Observation 6: It eventually gets old.

One thing we knew at UConn was that first-year students participated most heavily in Spring Weekend events, and that each successive year saw fewer students involved. For most students (not all, unfortunately), vomiting in front of friends, flashing their breasts to a crowd of drunk men armed with cameras, risking their scalp, and taking a ride in a paddy wagon to the local police station are not activities that warrant repeating.

And this is what comforts me, if anything does, when I think about these events: most students eventually figure out the difference between a buzz and alcohol poisoning, and learn to moderate their intake. What's frustrating for all of us — administrators, parents, law enforcement — is that there is very little we can do to speed up this process, or keep them out of harm's way in the meantime. Which brings me to my final observation.

Observation 7: They are better at taking care of each other than of themselves.

The best strategies, I believe, are those that focus on helping students identify the signs of alcohol poisoning in others and knowing what to do when they see those signs. Students believe themselves to be immortal. They don't ascribe such a trait to their friends. And you only need a couple of reasonably sober people in a group of drunk friends to realize someone is in trouble and then to get help.

That's where the second important strategy is important: help needs to be nearby. It is easy to criticize the staff members at campuses who are less aggressive about confronting students holding "open containers" during these events than they would be at other times. But personally, I would rather have my students within view, and have public safety officers within reach of those students if needed. We may be accused of “looking the other way,” but I think it’s actually the exact opposite: we are looking right at them, and I believe that kind of presence can change their actions in a positive way.

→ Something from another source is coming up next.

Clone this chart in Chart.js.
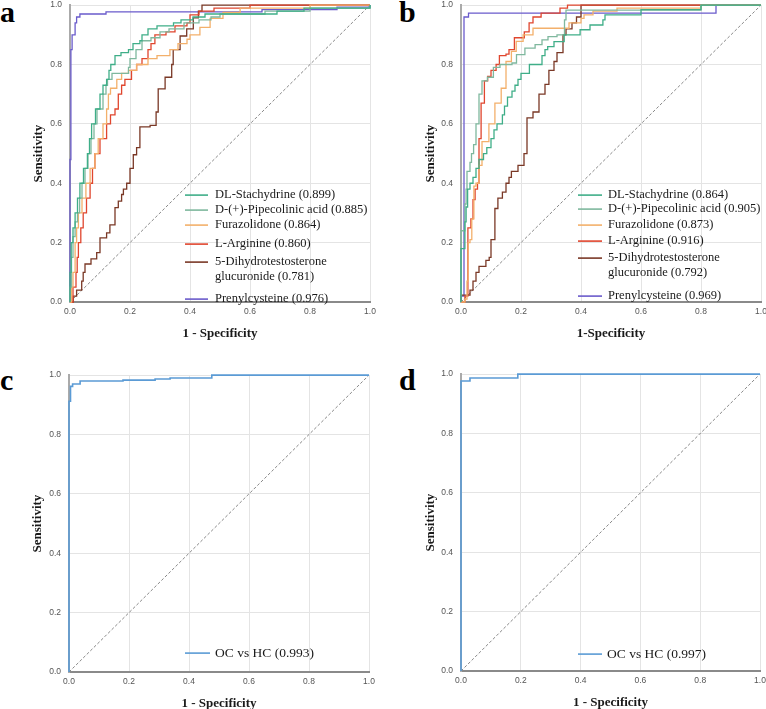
<!DOCTYPE html>
<html><head><meta charset="utf-8">
<script src="https://cdn.jsdelivr.net/npm/chart.js@4.4.1/dist/chart.umd.min.js"></script>
<style>
body{margin:0;width:766px;height:709px;background:#fff;position:relative;overflow:hidden}
canvas{position:absolute}
.lab{position:absolute;font:bold 30px "Liberation Serif";line-height:30px;color:#000}
</style></head><body>
<div class="lab" style="left:0;top:-3px">a</div>
<div class="lab" style="left:399px;top:-3px">b</div>
<div class="lab" style="left:0;top:365px">c</div>
<div class="lab" style="left:399px;top:365px">d</div>
<canvas id="ca" width="382" height="355" style="left:0;top:-8px"></canvas>
<canvas id="cb" width="382" height="355" style="left:391px;top:-8px"></canvas>
<canvas id="cc" width="382" height="355" style="left:-1px;top:362px"></canvas>
<canvas id="cd" width="381" height="355" style="left:391px;top:361px"></canvas>
<script>
// ---------- DATA ----------
const tickValues = [0, 0.2, 0.4, 0.6, 0.8, 1.0];
const diagonal = [0, 1];

const namesAB = ['DL-Stachydrine', 'D-(+)-Pipecolinic acid', 'Furazolidone', 'L-Arginine', '5-Dihydrotestosterone glucuronide', 'Prenylcysteine'];
const aucA = ['0.899', '0.885', '0.864', '0.860', '0.781', '0.976'];
const aucB = ['0.864', '0.905', '0.873', '0.916', '0.792', '0.969'];
const colorsAB = ['#3fae88', '#7fb89e', '#f3b06b', '#e0462e', '#7a3826', '#6a5bcb'];

// panel a (fpr = 1 - specificity, tpr = sensitivity)
const a_dl_fpr = [0,0,0.004,0.01,0.017,0.025,0.033,0.045,0.058,0.065,0.072,0.085,0.1,0.11,0.122,0.13,0.136,0.15,0.17,0.195,0.21,0.233,0.24,0.26,0.29,0.345,0.37,0.41,0.45,0.69,0.78,1];
const a_dl_tpr = [0,0.1,0.2,0.25,0.3,0.35,0.4,0.45,0.5,0.55,0.6,0.65,0.7,0.73,0.75,0.78,0.8,0.83,0.84,0.85,0.87,0.88,0.9,0.92,0.93,0.94,0.95,0.96,0.97,0.98,0.99,1];
const a_pip_fpr = [0,0,0.005,0.01,0.017,0.025,0.032,0.04,0.05,0.06,0.07,0.08,0.09,0.11,0.12,0.125,0.14,0.195,0.2,0.22,0.24,0.27,0.3,0.33,0.38,0.43,0.47,0.5,0.65,0.8,1];
const a_pip_tpr = [0,0.05,0.15,0.22,0.27,0.3,0.35,0.4,0.45,0.5,0.55,0.6,0.65,0.7,0.73,0.75,0.77,0.79,0.82,0.85,0.88,0.89,0.91,0.92,0.94,0.95,0.96,0.97,0.98,0.99,1];
const a_fur_fpr = [0,0.005,0.01,0.017,0.022,0.028,0.04,0.053,0.067,0.083,0.094,0.11,0.122,0.128,0.135,0.156,0.172,0.195,0.222,0.26,0.29,0.333,0.36,0.39,0.4,0.433,0.467,0.51,0.567,0.8,1];
const a_fur_tpr = [0,0.05,0.1,0.2,0.25,0.3,0.35,0.4,0.45,0.5,0.55,0.6,0.65,0.7,0.72,0.75,0.77,0.78,0.8,0.82,0.83,0.85,0.87,0.885,0.9,0.925,0.955,0.975,0.99,1,1];
const a_arg_fpr = [0,0.01,0.02,0.024,0.028,0.036,0.044,0.055,0.067,0.075,0.083,0.1,0.122,0.135,0.15,0.161,0.172,0.183,0.205,0.222,0.24,0.26,0.27,0.283,0.32,0.35,0.39,0.4,0.43,0.48,0.6,1];
const a_arg_tpr = [0,0.05,0.1,0.15,0.2,0.25,0.3,0.35,0.4,0.45,0.5,0.55,0.6,0.63,0.65,0.7,0.73,0.75,0.78,0.8,0.82,0.85,0.87,0.9,0.91,0.93,0.94,0.967,0.98,0.99,1,1];
const a_dht_fpr = [0,0.011,0.022,0.039,0.044,0.05,0.07,0.089,0.1,0.122,0.133,0.15,0.161,0.172,0.178,0.189,0.2,0.211,0.222,0.233,0.267,0.287,0.294,0.317,0.339,0.344,0.367,0.389,0.411,0.428,0.44,1];
const a_dht_tpr = [0,0.02,0.04,0.07,0.1,0.128,0.145,0.166,0.216,0.233,0.26,0.318,0.34,0.362,0.38,0.4,0.45,0.496,0.52,0.59,0.595,0.64,0.718,0.757,0.8,0.85,0.896,0.92,0.957,0.98,1,1];
const a_pre_fpr = [0,0,0.003,0.007,0.017,0.022,0.033,0.12,0.64,0.89,1];
const a_pre_tpr = [0,0.48,0.85,0.9,0.94,0.96,0.97,0.977,0.985,0.993,1];

// panel b
const b_dl_fpr = [0,0,0.013,0.017,0.022,0.03,0.04,0.05,0.06,0.075,0.086,0.1,0.11,0.12,0.138,0.145,0.155,0.17,0.18,0.19,0.2,0.228,0.27,0.28,0.289,0.31,0.344,0.397,0.43,0.473,0.48,0.6,0.8,1];
const b_dl_tpr = [0,0.18,0.27,0.32,0.38,0.4,0.42,0.45,0.48,0.5,0.52,0.55,0.58,0.6,0.63,0.66,0.69,0.71,0.73,0.75,0.77,0.8,0.83,0.85,0.86,0.877,0.9,0.917,0.933,0.95,0.967,0.985,1,1];
const b_pip_fpr = [0,0,0.013,0.017,0.02,0.03,0.035,0.042,0.05,0.06,0.07,0.088,0.108,0.13,0.17,0.185,0.213,0.247,0.27,0.29,0.32,0.345,0.35,0.8,1];
const b_pip_tpr = [0,0.24,0.33,0.38,0.44,0.47,0.5,0.53,0.6,0.7,0.745,0.757,0.79,0.8,0.805,0.833,0.855,0.867,0.883,0.894,0.9,0.95,0.983,1,1];
const b_fur_fpr = [0,0.013,0.02,0.024,0.03,0.036,0.043,0.05,0.06,0.07,0.093,0.113,0.134,0.15,0.168,0.184,0.207,0.24,0.36,0.4,0.41,0.44,0.52,0.8,1];
const b_fur_tpr = [0,0.01,0.07,0.2,0.21,0.28,0.39,0.4,0.46,0.54,0.6,0.67,0.72,0.81,0.844,0.878,0.9,0.922,0.94,0.955,0.967,0.98,0.99,1,1];
const b_arg_fpr = [0,0.013,0.023,0.033,0.04,0.047,0.055,0.06,0.067,0.078,0.089,0.1,0.117,0.128,0.15,0.16,0.178,0.211,0.227,0.24,0.267,0.33,0.355,1];
const b_arg_tpr = [0,0.02,0.25,0.28,0.345,0.38,0.4,0.55,0.67,0.745,0.76,0.78,0.8,0.83,0.835,0.85,0.89,0.91,0.94,0.96,0.973,0.99,1,1];
const b_dht_fpr = [0,0,0.03,0.04,0.05,0.06,0.083,0.094,0.1,0.113,0.123,0.138,0.15,0.16,0.168,0.19,0.21,0.22,0.24,0.26,0.28,0.293,0.31,0.32,0.34,0.35,0.37,0.385,0.4,1];
const b_dht_tpr = [0,0.023,0.04,0.07,0.1,0.12,0.14,0.15,0.21,0.315,0.35,0.37,0.4,0.42,0.44,0.46,0.5,0.62,0.64,0.7,0.733,0.78,0.81,0.84,0.9,0.92,0.94,0.96,1,1];
const b_pre_fpr = [0,0,0.01,0.025,0.85,1];
const b_pre_tpr = [0,0.02,0.96,0.973,1,1];

// panels c and d
const nameCD = 'OC vs HC';
const aucC = '0.993';
const aucD = '0.997';
const colorCD = '#5b9bd5';
const c_fpr = [0,0,0.005,0.012,0.037,0.18,0.287,0.337,0.476,1];
const c_tpr = [0,0.912,0.962,0.97,0.98,0.983,0.987,0.99,1,1];
const d_fpr = [0,0,0.03,0.19,1];
const d_tpr = [0,0.977,0.987,1,1];

// ---------- BUILD ----------
function pts(xs, ys){ return xs.map((x,i)=>({x:x, y:ys[i]})); }

function rocDataset(label, color, xs, ys){
  return {label, data: pts(xs, ys), borderColor: color, backgroundColor: color,
    borderWidth: 1.3, pointRadius: 0, stepped: 'before', fill: false, clip: 6, tension: 0};
}
function diagDataset(){
  return {label:'ref', data: pts(diagonal, diagonal), borderColor:'#6a6a6a', borderWidth:0.8,
    borderDash:[3,2], pointRadius:0, fill:false, clip:6, isRef:true};
}

const rocLegend = {
  id: 'rocLegend',
  afterDatasetsDraw(chart, args, opts){
    const {ctx, chartArea} = chart;
    ctx.save();
    ctx.font = opts.font;
    ctx.textBaseline = 'middle';
    ctx.textAlign = 'left';
    const items = chart.data.datasets.filter(d=>!d.isRef);
    items.forEach((ds, i)=>{
      const y = chartArea.top + opts.rows[i];
      const x0 = chartArea.left + opts.lineX;
      ctx.strokeStyle = ds.borderColor;
      ctx.lineWidth = 1.6;
      ctx.beginPath(); ctx.moveTo(x0, y); ctx.lineTo(x0 + opts.lineLen, y); ctx.stroke();
      const words = ds.legendText.split(' ');
      const lines = []; let cur = '';
      words.forEach(w=>{
        const t = cur ? cur + ' ' + w : w;
        if (cur && ctx.measureText(t).width > opts.maxWidth){ lines.push(cur); cur = w; } else cur = t;
      });
      lines.push(cur);
      ctx.fillStyle = '#1a1a1a';
      lines.forEach((t, k)=> ctx.fillText(t, chartArea.left + opts.textX, y + k*opts.lineH));
    });
    ctx.restore();
  }
};

function makeScale(axis, title, titlePad){
  const s = {
    type:'linear', min:0, max:1,
    afterBuildTicks(sc){ sc.ticks = tickValues.map(v=>({value:v})); },
    ticks:{font:{family:'Liberation Sans', size:8.5}, color:'#555',
      callback:v=>Number(v).toFixed(1), autoSkip:false, maxRotation:0},
    grid:{color:'#e4e4e4', lineWidth:1, drawTicks:false},
    title:{display:true, text:title, color:'#1a1a1a',
      font:{family:'Liberation Serif', size:13, weight:'bold'}}
  };
  if (axis === 'x'){
    s.ticks.padding = 5;
    s.border = {color:'#8a8a8a', width:2};
    s.title.padding = {top:0, bottom:titlePad};
    s.afterFit = sc => { sc.height = 45; };
  } else {
    s.ticks.padding = 8;
    s.border = {color:'#aaaaaa', width:2};
    s.title.padding = {top:titlePad, bottom:0};
    s.afterFit = sc => { sc.width = 70; };
  }
  return s;
}

function makeChart(id, datasets, xTitle, yPad, legendOpts){
  new Chart(document.getElementById(id), {
    type:'line',
    data:{datasets},
    options:{
      responsive:false, animation:false, parsing:false, normalized:true,
      layout:{padding:{left:0, top:10, right:12, bottom:0}},
      scales:{x:makeScale('x', xTitle, 6), y:makeScale('y', 'Sensitivity', yPad)},
      plugins:{legend:{display:false}, tooltip:{enabled:false}, rocLegend:legendOpts}
    },
    plugins:[rocLegend]
  });
}

function abDatasets(series, auc){
  const ds = series.map((s, i)=>{
    const d = rocDataset(namesAB[i], colorsAB[i], s[0], s[1]);
    d.legendText = namesAB[i] + ' (' + auc[i] + ')';
    return d;
  });
  ds.push(diagDataset());
  return ds;
}

const seriesA = [[a_dl_fpr,a_dl_tpr],[a_pip_fpr,a_pip_tpr],[a_fur_fpr,a_fur_tpr],[a_arg_fpr,a_arg_tpr],[a_dht_fpr,a_dht_tpr],[a_pre_fpr,a_pre_tpr]];
const seriesB = [[b_dl_fpr,b_dl_tpr],[b_pip_fpr,b_pip_tpr],[b_fur_fpr,b_fur_tpr],[b_arg_fpr,b_arg_tpr],[b_dht_fpr,b_dht_tpr],[b_pre_fpr,b_pre_tpr]];

const legendFont = '12.5px "Liberation Serif"';
makeChart('ca', abDatasets(seriesA, aucA), '1 - Specificity', 31,
  {font:legendFont, rows:[190,205,220,239,257,294], lineX:115, lineLen:23, textX:145, lineH:15, maxWidth:165});
makeChart('cb', abDatasets(seriesB, aucB), '1-Specificity', 32,
  {font:legendFont, rows:[190,204,220,236,253,291], lineX:117, lineLen:24, textX:147, lineH:15, maxWidth:165});

function cdDatasets(xs, ys, auc){
  const d = rocDataset(nameCD, colorCD, xs, ys);
  d.borderWidth = 1.6;
  d.legendText = nameCD + ' (' + auc + ')';
  return [d, diagDataset()];
}
makeChart('cc', cdDatasets(c_fpr, c_tpr, aucC), '1 - Specificity', 31,
  {font:'13.5px "Liberation Serif"', rows:[278], lineX:116, lineLen:25, textX:146, lineH:15, maxWidth:200});
makeChart('cd', cdDatasets(d_fpr, d_tpr, aucD), '1 - Specificity', 32,
  {font:'13.5px "Liberation Serif"', rows:[280], lineX:117, lineLen:24, textX:146, lineH:15, maxWidth:200});
</script>
</body></html>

And the truth for me is, I can live with the accusations of hypocrisy and inconsistency more easily than I can live with the death or serious injury of a student. For that reason, I have supported the recent efforts of our alcohol task force to implement a policy they call "SAMM" (Safety Always Matters Most). On some campuses, this is known as a "medical amnesty" or a "good Samaritan" policy, but I asked the group to be as straightforward in its nomenclature as possible. These policies, under whatever name a campus chooses, are similar: get help for someone in need of medical assistance, and we'll mostly forgive whatever transgressions you might have also committed. I say "mostly" because we will, at the very least, have a conversation with you about the situation. But our message is clear: safety matters more than rules, policies, consequences.

If I can keep my students safe, I figure, through whatever version of Spring Weekend they choose to participate in, there will be time enough for them to figure out the ways adults are expected to behave in the world. This is a bargain I make that few outside my profession seem to understand. To those critics, I suggest that you trust we care more about our students than about liability, and that we understand them, from years spent up close observing them, in ways most people don't.

If there was a way to "cancel" Spring Weekend, Spring Fling, Fountain Day, Fool's Fest, or whatever a campus calls its out-of-control student-led party, we would have done it. Without that option, we will employ the strategies we think give us all the best chance of surviving a rite of spring as deeply embedded as commencement, another busy weekend on our campus, but one we want all of our students to be around to enjoy.